The Retén de Catia massacre occurred during the failed 27 November 1992 Venezuelan coup d'état attempt. In the early morning of 27 November 1992, agents of the National Guard and the Caracas Metropolitan Police intervened the penitentiary center of the Retén de Catia, killing at least 53 inmates.

== Massacre ==
In the early morning hours of 27 November 1992, agents of the National Guard and the Caracas Metropolitan Police intervened the penitentiary center of Retén de Catia. The events resulted in the death of approximately 53 people and dozens of wounded and missing.
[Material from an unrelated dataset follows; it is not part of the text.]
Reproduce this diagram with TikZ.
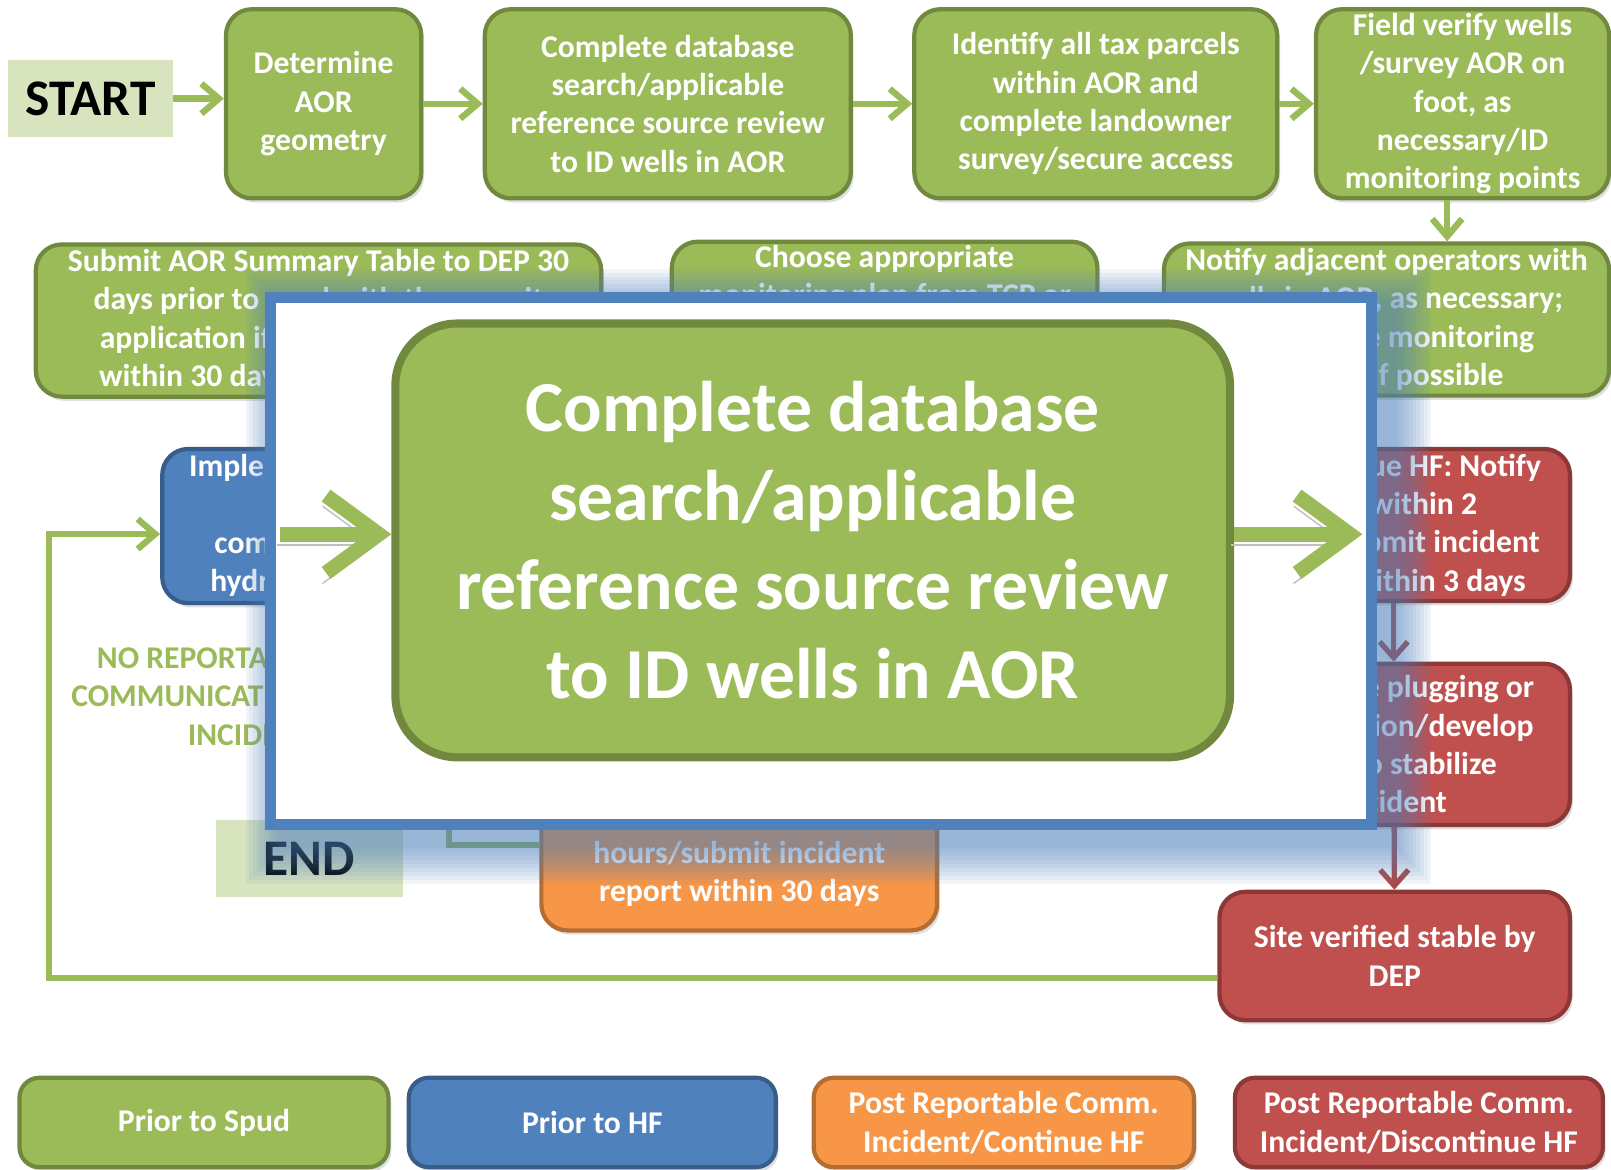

In the course of the 48 hours in which the events took place inside the Catia Prison, approximately 63 inmates died, including 37 victims of the Montero Aranguren and others (Catia Prison) v. Venezuela case before the Inter-American Court of Human Rights, 52 were wounded and 28 disappeared.

== Aftermath ==
Despite a series of appeals, no further investigation was carried out and no sanctions were imposed on those responsible. At the time, official sources indicated that the number of dead was 63, the governor of Caracas for that year, Antonio Ledezma, indicated more than 100, and the newspaper El Nacional reported a figure of over than 200.